Re: A Simple Way to Optimize the NIH Public Access Policy

From: Stevan Harnad <harnad_at_ecs.soton.ac.uk>
Date: Mon, 20 Feb 2006 12:37:04 +0000

On Sun, 19 Feb 2006, David Goodman wrote:

> once we have efficient and universal harvesting
> and indexing, you've said before that it shouldn't make any
> difference where the article is primarily posted.

The issue is not the efficiency of the indexing we have or will have. Nor
is the issue whether central or institutional deposits are more accessible
or harvestable, or indexable (they are, of course, all OAI-equivalent).

The issue is getting from the 15% OA content we have now, to the 100% OA
content we need. It is for that purpose that the self-archiving mandates
have to be mandates, and have to be institutional mandates. (I will not
repeat the logic yet again, but it has absolutely nothing to do with
the efficiency of harvesting or indexing.)

> In the present situation, isn't there good reason in some fields
> to using subject repositories, for some, like arXiv, are used
> in part by people who scan the daily input in their
> field; putting them elsewhere would lose the early
> notification part of OAA.

The purpose of self-archiving mandates is to get the 85% of authors who
do *not* yet do it to do it.
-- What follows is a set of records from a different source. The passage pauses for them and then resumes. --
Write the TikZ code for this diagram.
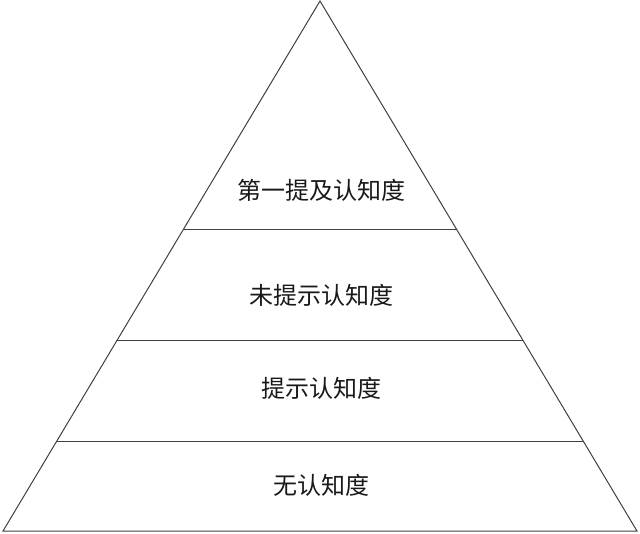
\documentclass[tikz,border=0pt]{standalone}
\usepackage{fontspec}
\newfontfamily\cjk{Noto Sans CJK SC}
\usepackage{tikz}
\usetikzlibrary{calc}
\tikzset{
	edge line/.style={draw=black!75,line width=1pt},
	layer text/.style={font=\cjk\fontsize{24}{28}\selectfont,text=black!90,inner sep=0pt}
}
\begin{document}
\begin{tikzpicture}[x=1pt,y=-1pt]
	\useasboundingbox (0,0) rectangle (640,533);
	\coordinate (top) at (320,1);
	\coordinate (bl) at (3,531);
	\coordinate (br) at (637,531);
	\draw [edge line,line join=miter] (top) -- (br) -- (bl) -- cycle;
	\foreach \t/\n in {0.432/a,0.6415/b,0.832/c}{
		\coordinate (l\n) at ($(top)!\t!(bl)$);
		\coordinate (r\n) at ($(top)!\t!(br)$);
		\draw [edge line] (l\n) -- (r\n);
	}
	\node [layer text] (first) at (321,190) {第一提及认知度};
	\node [layer text] (unaided) at (321,295) {未提示认知度};
	\node [layer text] (aided) at (321,388) {提示认知度};
	\node [layer text] (none) at (321,485) {无认知度};
\end{tikzpicture}
\end{document}
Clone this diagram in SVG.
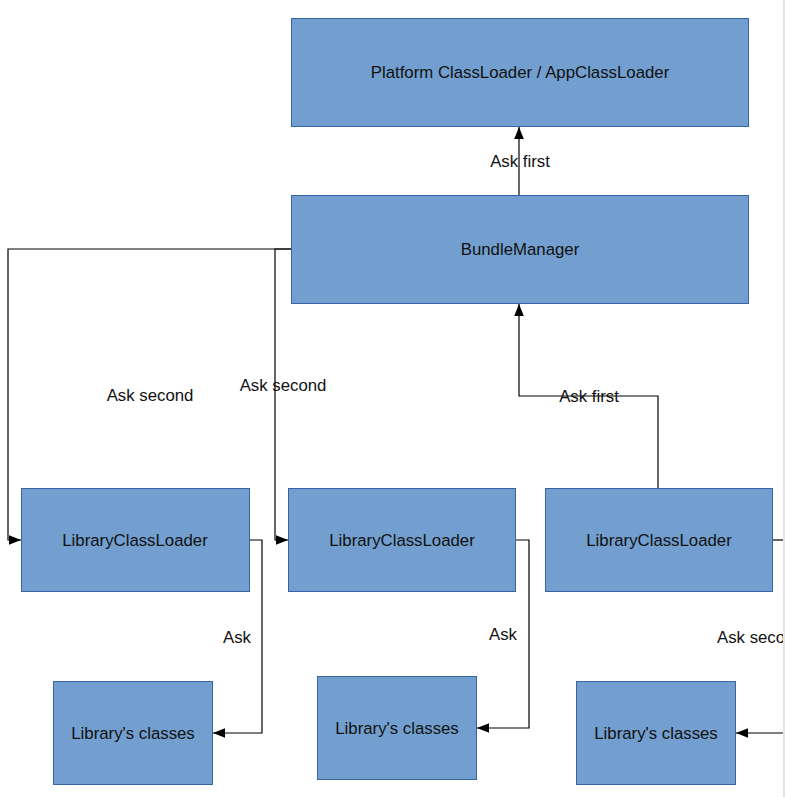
<svg xmlns="http://www.w3.org/2000/svg" width="785" height="797" viewBox="0 0 785 797">
<style>
.box{fill:#729fcf;stroke:#3465a4;stroke-width:1}
.lbl{font-family:"Liberation Sans",Arial,sans-serif;font-size:16.8px;fill:#111;text-anchor:middle;dominant-baseline:central}
.conn{fill:none;stroke:#000;stroke-width:1.2}
</style>
<defs>
<marker id="ah" viewBox="0 0 10 10" refX="10" refY="5" markerWidth="12" markerHeight="12" markerUnits="userSpaceOnUse" orient="auto">
<path d="M0,1 L10,5 L0,9 Z" fill="#000"/>
</marker>
<clipPath id="page"><rect x="0" y="0" width="783" height="797"/></clipPath>
</defs>
<rect width="785" height="797" fill="#fff"/>
<g clip-path="url(#page)">
<g id="connectors">
<path class="conn" d="M519,195 V127" marker-end="url(#ah)"/>
<path class="conn" d="M291,249 H8 V540 H21" marker-end="url(#ah)"/>
<path class="conn" d="M291,249 H275 V540 H288" marker-end="url(#ah)"/>
<path class="conn" d="M658,488 V396 H519 V304" marker-end="url(#ah)"/>
<path class="conn" d="M249,540 H262 V733 H213" marker-end="url(#ah)"/>
<path class="conn" d="M515,540 H529 V728 H477" marker-end="url(#ah)"/>
<path class="conn" d="M772,540 H790"/>
<path class="conn" d="M790,733 H736" marker-end="url(#ah)"/>
<text class="lbl" x="520" y="161">Ask first</text>
<text class="lbl" x="150" y="395">Ask second</text>
<text class="lbl" x="283" y="385">Ask second</text>
<text class="lbl" x="589" y="396">Ask first</text>
<text class="lbl" x="237" y="637">Ask</text>
<text class="lbl" x="503" y="634">Ask</text>
<text class="lbl" x="717" y="637" style="text-anchor:start">Ask second</text>
</g>
<g id="platform"><rect class="box" x="291.5" y="18.5" width="457" height="108"/><text class="lbl" x="520" y="72">Platform ClassLoader / AppClassLoader</text></g>
<g id="bundlemanager"><rect class="box" x="291.5" y="195.5" width="457" height="108"/><text class="lbl" x="520" y="249">BundleManager</text></g>
<g id="lcl1"><rect class="box" x="21.5" y="488.5" width="228" height="103"/><text class="lbl" x="135" y="540">LibraryClassLoader</text></g>
<g id="lcl2"><rect class="box" x="288.5" y="488.5" width="227" height="103"/><text class="lbl" x="402" y="540">LibraryClassLoader</text></g>
<g id="lcl3"><rect class="box" x="545.5" y="488.5" width="227" height="103"/><text class="lbl" x="659" y="540">LibraryClassLoader</text></g>
<g id="lib1"><rect class="box" x="53.5" y="681.5" width="159" height="103"/><text class="lbl" x="133" y="733">Library's classes</text></g>
<g id="lib2"><rect class="box" x="317.5" y="676.5" width="159" height="103"/><text class="lbl" x="397" y="728">Library's classes</text></g>
<g id="lib3"><rect class="box" x="576.5" y="681.5" width="159" height="103"/><text class="lbl" x="656" y="733">Library's classes</text></g>
</g>
<rect x="783" y="0" width="2" height="797" fill="#e3e3e3"/>
</svg>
The 15% who already do it, spontaneously,
are of course free to keep doing it as they see fit. Anyone can
spontaneously self-archive anywhere -- locally, centrally, multiply,
intergalactically -- but *spontaneous* self-archiving is not the issue
here! The issue concerns what and how to *mandate* self-archiving for the
85% who are not yet self-archiving. Institutional self-archiving is the
natural and certain way to systematically tile 100% of this near empty floor.

> In the context of PMC, anyone not personally
> involved would recognize that it is not good to have
> a repository that authors refuse to use. I don't
> mean to be discussing that aspect.

The "empty-archive" (and "empty-mandate") aspect *is* the substantive
issue under discussion -- not the efficiency of search in 85%-empty space,
nor the way deposit and search is being done by the happy few that are
already doing it, spontaneously, unmandated.